The Spanish edition of The New York Times has today published an opinion column calling for a referendum on the Spanish monarchy. The author starts by noting that "referendums" on the subject are already being organised at a number of Spanish universities and concludes that Felipe VI should accept the challenge.
According to the article, by the writer and journalist David Jiménez, "the monarchy's defenders, including the political parties which support it, see the consultations as an attack at the heart of the Spanish state". "In reality, it would do well to accept the challenge: the monarchy needs a referendum to guarantee its continuation over the long term and to renew its democratic legitimacy," it continues.

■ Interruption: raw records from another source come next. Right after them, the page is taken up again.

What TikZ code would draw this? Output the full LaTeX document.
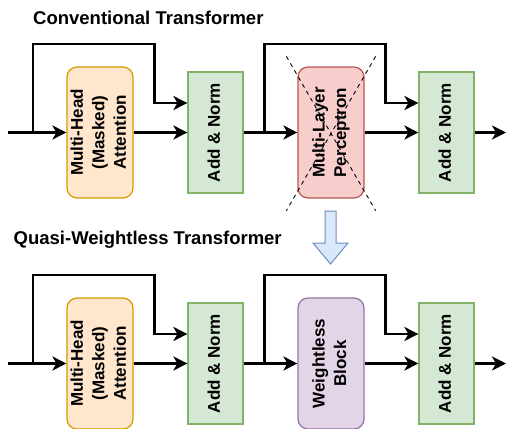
\documentclass[tikz,border=0pt]{standalone}
\usepackage{fontspec}
\setmainfont{Liberation Sans}
\usepackage{graphicx}
\usepackage{tikz}
\usetikzlibrary{arrows.meta}
\definecolor{attnFill}{HTML}{FFE6CC}
\definecolor{attnLine}{HTML}{D79B00}
\definecolor{normFill}{HTML}{D5E8D4}
\definecolor{normLine}{HTML}{82B366}
\definecolor{mlpFill}{HTML}{F8CECC}
\definecolor{mlpLine}{HTML}{B85450}
\definecolor{wlFill}{HTML}{E1D5E7}
\definecolor{wlLine}{HTML}{9673A6}
\definecolor{downFill}{HTML}{DAE8FC}
\definecolor{downLine}{HTML}{6C8EBF}
\newcommand{\vlabel}[1]{\rotatebox{90}{\begin{tabular}{@{}c@{}}#1\end{tabular}}}
\tikzstyle{block} = [rectangle, rounded corners=10pt, minimum width=66pt,
minimum height=131pt, inner sep=0pt, line width=1.2pt,
font=\fontsize{17}{21.5}\selectfont\bfseries]
\tikzstyle{attention} = [block, draw=attnLine, fill=attnFill]
\tikzstyle{mlp} = [block, draw=mlpLine, fill=mlpFill]
\tikzstyle{weightless} = [block, draw=wlLine, fill=wlFill]
\tikzstyle{addnorm} = [block, sharp corners, minimum width=55pt,
minimum height=121pt, draw=normLine, fill=normFill]
\tikzstyle{title} = [anchor=base west, inner sep=0pt,
font=\fontsize{18.5}{22}\selectfont\bfseries]
\tikzstyle{arrow} = [line width=2.6pt, -{Stealth[length=14pt,width=14pt,inset=4pt]}]
\tikzstyle{cross} = [line width=0.9pt, dash pattern=on 4pt off 4pt]
\tikzstyle{bigarrow} = [line width=1pt, draw=downLine, fill=downFill]

\begin{document}
\begin{tikzpicture}[x=1pt, y=-1pt, node distance=115.5pt]
\useasboundingbox (0,0) rectangle (507,429);

\node(titleTop)[title] at (33,24) {Conventional Transformer};
\node(mhaTop)[attention] at (100,132.5) {\vlabel{Multi-Head\\(Masked)\\Attention}};
\node(addTop)[addnorm, right of=mhaTop] {\vlabel{Add \& Norm}};
\node(mlpTop)[mlp, right of=addTop] {\vlabel{Multi-Layer\\Perceptron}};
\node(addTopB)[addnorm, right of=mlpTop] {\vlabel{Add \& Norm}};

\node(titleBot)[title] at (13.5,244) {Quasi-Weightless Transformer};
\node(mhaBot)[attention, below of=mhaTop, node distance=231pt] {\vlabel{Multi-Head\\(Masked)\\Attention}};
\node(addBot)[addnorm, right of=mhaBot] {\vlabel{Add \& Norm}};
\node(wlBot)[weightless, right of=addBot] {\vlabel{Weightless\\Block}};
\node(addBotB)[addnorm, right of=wlBot] {\vlabel{Add \& Norm}};

\coordinate(inTop) at (8,132.5);
\coordinate(splitTop) at (33,132.5);
\coordinate(splitTopB) at ([xshift=21pt]addTop.east);
\coordinate(outTop) at (506,132.5);
\coordinate(inBot) at (8,363.5);
\coordinate(splitBot) at (33,363.5);
\coordinate(splitBotB) at ([xshift=21pt]addBot.east);
\coordinate(outBot) at (506,363.5);

\draw[arrow](inTop) -- (mhaTop);
\draw[arrow](mhaTop) -- (addTop);
\draw[arrow](splitTop) -- ++(0,-88.5) -| ([xshift=-33pt,yshift=29.5pt]addTop.west) -- ([yshift=29.5pt]addTop.west);
\draw[arrow](addTop) -- (mlpTop);
\draw[arrow](mlpTop) -- (addTopB);
\draw[arrow](splitTopB) -- ++(0,-88.5) -| ([xshift=-33pt,yshift=29.5pt]addTopB.west) -- ([yshift=29.5pt]addTopB.west);
\draw[arrow](addTopB) -- (outTop);

\draw[cross]([shift={(-11pt,10pt)}]mlpTop.north west) -- ([shift={(11pt,-12pt)}]mlpTop.south east);
\draw[cross]([shift={(11pt,10pt)}]mlpTop.north east) -- ([shift={(-11pt,-12pt)}]mlpTop.south west);

\draw[bigarrow](325,211) -- (336,211) -- (336,243) -- (348,243) -- (330.5,264)
-- (313,243) -- (325,243) -- cycle;

\draw[arrow](inBot) -- (mhaBot);
\draw[arrow](mhaBot) -- (addBot);
\draw[arrow](splitBot) -- ++(0,-88.5) -| ([xshift=-33pt,yshift=29.5pt]addBot.west) -- ([yshift=29.5pt]addBot.west);
\draw[arrow](addBot) -- (wlBot);
\draw[arrow](wlBot) -- (addBotB);
\draw[arrow](splitBotB) -- ++(0,-88.5) -| ([xshift=-33pt,yshift=29.5pt]addBotB.west) -- ([yshift=29.5pt]addBotB.west);
\draw[arrow](addBotB) -- (outBot);

\end{tikzpicture}
\end{document}
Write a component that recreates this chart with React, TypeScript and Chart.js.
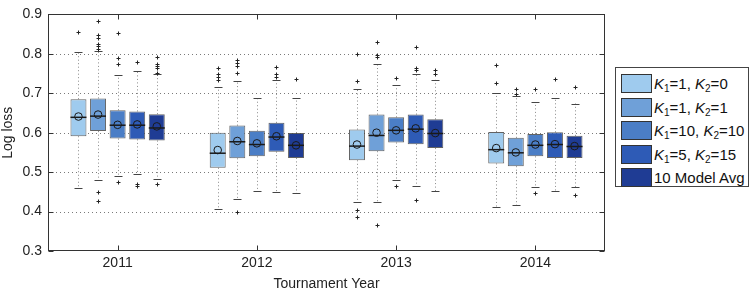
import React, { useEffect, useRef } from 'react';
import { Chart, registerables } from 'chart.js';

Chart.register(...registerables);

// ---- Data ----
const years = ['2011', '2012', '2013', '2014'];
const seriesLabels = ['K1=1, K2=0', 'K1=1, K2=1', 'K1=10, K2=10', 'K1=5, K2=15', '10 Model Avg'];
const seriesColors = ['#9fcbee', '#6fa0d8', '#4b7ec6', '#2e5bb6', '#1f3c94'];

// rows = series, columns = years
const q1 = [
  [0.591, 0.511, 0.530, 0.522],
  [0.604, 0.535, 0.553, 0.515],
  [0.585, 0.540, 0.575, 0.540],
  [0.583, 0.552, 0.571, 0.536],
  [0.580, 0.536, 0.561, 0.536],
];
const q3 = [
  [0.685, 0.600, 0.608, 0.602],
  [0.687, 0.618, 0.646, 0.587],
  [0.657, 0.605, 0.639, 0.597],
  [0.654, 0.625, 0.646, 0.601],
  [0.647, 0.599, 0.634, 0.592],
];
const medians = [
  [0.639, 0.548, 0.566, 0.557],
  [0.642, 0.577, 0.593, 0.549],
  [0.619, 0.570, 0.606, 0.568],
  [0.619, 0.589, 0.609, 0.570],
  [0.612, 0.568, 0.598, 0.565],
];
const means = [
  [0.641, 0.556, 0.570, 0.561],
  [0.646, 0.579, 0.600, 0.550],
  [0.620, 0.573, 0.606, 0.570],
  [0.621, 0.591, 0.611, 0.571],
  [0.616, 0.568, 0.599, 0.566],
];
const whiskerLow = [
  [0.461, 0.406, 0.424, 0.412],
  [0.481, 0.431, 0.423, 0.416],
  [0.489, 0.452, 0.480, 0.462],
  [0.496, 0.450, 0.466, 0.452],
  [0.483, 0.447, 0.452, 0.462],
];
const whiskerHigh = [
  [0.805, 0.716, 0.712, 0.700],
  [0.807, 0.731, 0.773, 0.693],
  [0.746, 0.688, 0.720, 0.677],
  [0.757, 0.733, 0.749, 0.687],
  [0.748, 0.688, 0.734, 0.674],
];
const outliers = [
  [[0.856], [0.765, 0.750, 0.742, 0.734], [0.799, 0.731, 0.404, 0.386], [0.771, 0.726]],
  [[0.883, 0.847, 0.841, 0.825, 0.819, 0.813, 0.450, 0.428], [0.784, 0.776, 0.769, 0.752, 0.398], [0.831, 0.798, 0.793, 0.366], [0.710, 0.697]],
  [[0.854, 0.790, 0.773, 0.476], [], [0.739, 0.466], [0.710, 0.448]],
  [[0.779, 0.471, 0.465], [0.766, 0.749, 0.741], [0.818, 0.765, 0.760, 0.429], [0.736]],
  [[0.793, 0.775, 0.769, 0.765, 0.751, 0.470], [0.737], [0.758, 0.748], [0.716, 0.441]],
];
const yTicks = { min: 0.3, max: 0.9, step: 0.1 };

const FONT = '"Liberation Sans", Arial, Helvetica, sans-serif';

const boxPlugin = {
  id: 'boxExtras',
  beforeDatasetsDraw(chart: any) {
    const { ctx, chartArea: a, scales } = chart;
    const y = scales.y;
    ctx.save();
    // dotted grid
    ctx.strokeStyle = '#7a7a7a';
    ctx.lineWidth = 1;
    ctx.setLineDash([1, 3]);
    y.ticks.forEach((t: any) => {
      if (t.value <= y.min + 1e-9 || t.value >= y.max - 1e-9) return;
      const py = Math.round(y.getPixelForValue(t.value)) + 0.5;
      ctx.beginPath();
      ctx.moveTo(a.left, py);
      ctx.lineTo(a.right, py);
      ctx.stroke();
    });
    // whiskers
    ctx.strokeStyle = '#8a8a8a';
    ctx.setLineDash([1, 2.5]);
    chart.data.datasets.forEach((_ds: any, si: number) => {
      const meta = chart.getDatasetMeta(si);
      meta.data.forEach((bar: any, yi: number) => {
        const x = Math.round(bar.x) + 0.5;
        ctx.beginPath();
        ctx.moveTo(x, y.getPixelForValue(q3[si][yi]));
        ctx.lineTo(x, y.getPixelForValue(whiskerHigh[si][yi]));
        ctx.moveTo(x, y.getPixelForValue(q1[si][yi]));
        ctx.lineTo(x, y.getPixelForValue(whiskerLow[si][yi]));
        ctx.stroke();
      });
    });
    ctx.restore();
  },
  afterDatasetsDraw(chart: any) {
    const { ctx, chartArea: a, scales } = chart;
    const y = scales.y;
    const xs = scales.x;
    ctx.save();
    ctx.setLineDash([]);
    chart.data.datasets.forEach((_ds: any, si: number) => {
      const meta = chart.getDatasetMeta(si);
      meta.data.forEach((bar: any, yi: number) => {
        const x = Math.round(bar.x) + 0.5;
        const hw = bar.width / 2;
        // caps
        ctx.strokeStyle = '#444';
        ctx.lineWidth = 1;
        [whiskerHigh[si][yi], whiskerLow[si][yi]].forEach((v) => {
          const py = Math.round(y.getPixelForValue(v)) + 0.5;
          ctx.beginPath();
          ctx.moveTo(x - 4, py);
          ctx.lineTo(x + 4, py);
          ctx.stroke();
        });
        // median
        ctx.strokeStyle = '#1a1a1a';
        ctx.lineWidth = 1.5;
        const pm = y.getPixelForValue(medians[si][yi]);
        ctx.beginPath();
        ctx.moveTo(bar.x - hw, pm);
        ctx.lineTo(bar.x + hw, pm);
        ctx.stroke();
        // mean circle
        ctx.lineWidth = 1;
        ctx.strokeStyle = '#1a1a1a';
        ctx.beginPath();
        ctx.arc(bar.x, y.getPixelForValue(means[si][yi]), 3.8, 0, Math.PI * 2);
        ctx.stroke();
        // outliers
        ctx.strokeStyle = '#222';
        outliers[si][yi].forEach((v) => {
          const py = Math.round(y.getPixelForValue(v)) + 0.5;
          ctx.beginPath();
          ctx.moveTo(x - 2, py);
          ctx.lineTo(x + 2, py);
          ctx.moveTo(x, py - 2);
          ctx.lineTo(x, py + 2);
          ctx.stroke();
        });
      });
    });
    // frame
    ctx.strokeStyle = '#333';
    ctx.lineWidth = 1;
    const L = Math.round(a.left) + 0.5;
    const R = Math.round(a.right) - 0.5;
    const T = Math.round(a.top) + 0.5;
    const B = Math.round(a.bottom) - 0.5;
    ctx.strokeRect(L, T, R - L, B - T);
    // inward ticks
    ctx.beginPath();
    y.ticks.forEach((t: any) => {
      const py = Math.round(y.getPixelForValue(t.value)) + 0.5;
      ctx.moveTo(L, py);
      ctx.lineTo(L + 5, py);
      ctx.moveTo(R, py);
      ctx.lineTo(R - 5, py);
    });
    years.forEach((_yr, i) => {
      const px = Math.round(xs.getPixelForValue(i)) + 0.5;
      ctx.moveTo(px, B);
      ctx.lineTo(px, B - 5);
      ctx.moveTo(px, T);
      ctx.lineTo(px, T + 5);
    });
    ctx.stroke();
    ctx.restore();
  },
};

function LegendLabel({ text }: { text: string }) {
  const m = text.match(/^K1=(\d+), K2=(\d+)$/);
  if (!m) return <span>{text}</span>;
  const sub: React.CSSProperties = { fontSize: 10, position: 'relative', top: 3, verticalAlign: 'baseline', lineHeight: 0 };
  return (
    <span>
      <i>K</i><span style={sub}>1</span>={m[1]}, <i>K</i><span style={sub}>2</span>={m[2]}
    </span>
  );
}

export default function App() {
  const canvasRef = useRef<HTMLCanvasElement | null>(null);

  useEffect(() => {
    if (!canvasRef.current) return;
    const chart = new Chart(canvasRef.current, {
      type: 'bar',
      data: {
        labels: years,
        datasets: seriesLabels.map((label, si) => ({
          label,
          data: years.map((_y, yi) => [q1[si][yi], q3[si][yi]]),
          backgroundColor: seriesColors[si],
          borderColor: 'rgba(70,70,70,0.85)',
          borderWidth: 1,
          borderSkipped: false,
          categoryPercentage: 0.703,
          barPercentage: 0.816,
        })) as any,
      },
      options: {
        animation: false,
        responsive: false,
        devicePixelRatio: 1,
        layout: { padding: { top: 7, right: 146, left: 0, bottom: 0 } },
        plugins: { legend: { display: false }, tooltip: { enabled: false } },
        scales: {
          x: {
            grid: { display: false, drawTicks: false },
            border: { display: false },
            ticks: { color: '#222', font: { family: FONT, size: 14 }, padding: 4 },
            title: { display: true, text: 'Tournament Year', color: '#222', font: { family: FONT, size: 14 }, padding: { top: 0, bottom: 1 } },
            afterFit: (s: any) => { s.height = 43; },
          },
          y: {
            min: yTicks.min,
            max: yTicks.max,
            grid: { display: false, drawTicks: false },
            border: { display: false },
            ticks: {
              stepSize: yTicks.step,
              color: '#222',
              font: { family: FONT, size: 14 },
              padding: 6,
              callback: (v: any) => Number(v).toFixed(1),
            },
            title: { display: true, text: 'Log loss', color: '#222', font: { family: FONT, size: 14 }, padding: { top: 0, bottom: 0 } },
            afterFit: (s: any) => { s.width = 48; },
          },
        },
      },
      plugins: [boxPlugin],
    } as any);
    return () => chart.destroy();
  }, []);

  const legendTop = 74;
  const pitch = 23.5;

  return (
    <div style={{ position: 'fixed', left: 0, top: 0, width: 751, height: 294, background: '#fff', overflow: 'hidden' }}>
      <canvas ref={canvasRef} width={751} height={294} style={{ display: 'block', width: 751, height: 294 }} />
      <div style={{ position: 'absolute', left: 615, top: 67, width: 134, height: 120, border: '1px solid #444', background: '#fff', boxSizing: 'border-box' }} />
      {seriesLabels.map((label, i) => (
        <React.Fragment key={label}>
          <div style={{
            position: 'absolute', left: 621, top: legendTop + i * pitch, width: 31, height: 19,
            background: seriesColors[i], border: '1px solid #333', boxSizing: 'border-box',
          }} />
          <div style={{
            position: 'absolute', left: 654, top: legendTop + i * pitch, height: 19, lineHeight: '19px',
            fontFamily: FONT, fontSize: 15, color: '#111', whiteSpace: 'nowrap',
          }}>
            <LegendLabel text={label} />
          </div>
        </React.Fragment>
      ))}
    </div>
  );
}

Jiménez admits that it's difficult to know how much support Felipe VI enjoys among the Spanish people, although "[he is] seen by his supporters as a figure of stability and unity at a time of political fragmentation and independence challenges in Catalonia and the Basque Country". "The Centre for Sociological Research, the public body entrusted with taking the country's social pulse, stopped asking about the monarchy in 2015, after Juan Carlos I's scandals ruined his popularity," he notes.
The articles says that "the years are long gone in which the monarchy enjoyed an almost perfect idyll with the public, the royal family had an spotless reputation and the debate over Spain's form of government was on the political margins". And he criticises the harm that those close monarch ended up causing: "the press hid [Juan Carlos'] excesses, the politicians looked the other way and the economic elite feted him in the search for privileges and influence, creating a protective wall which was as fawning as it was fictitious".
The writer concludes that, if the Spanish monarchy intends to survive, it can only do so through a referendum.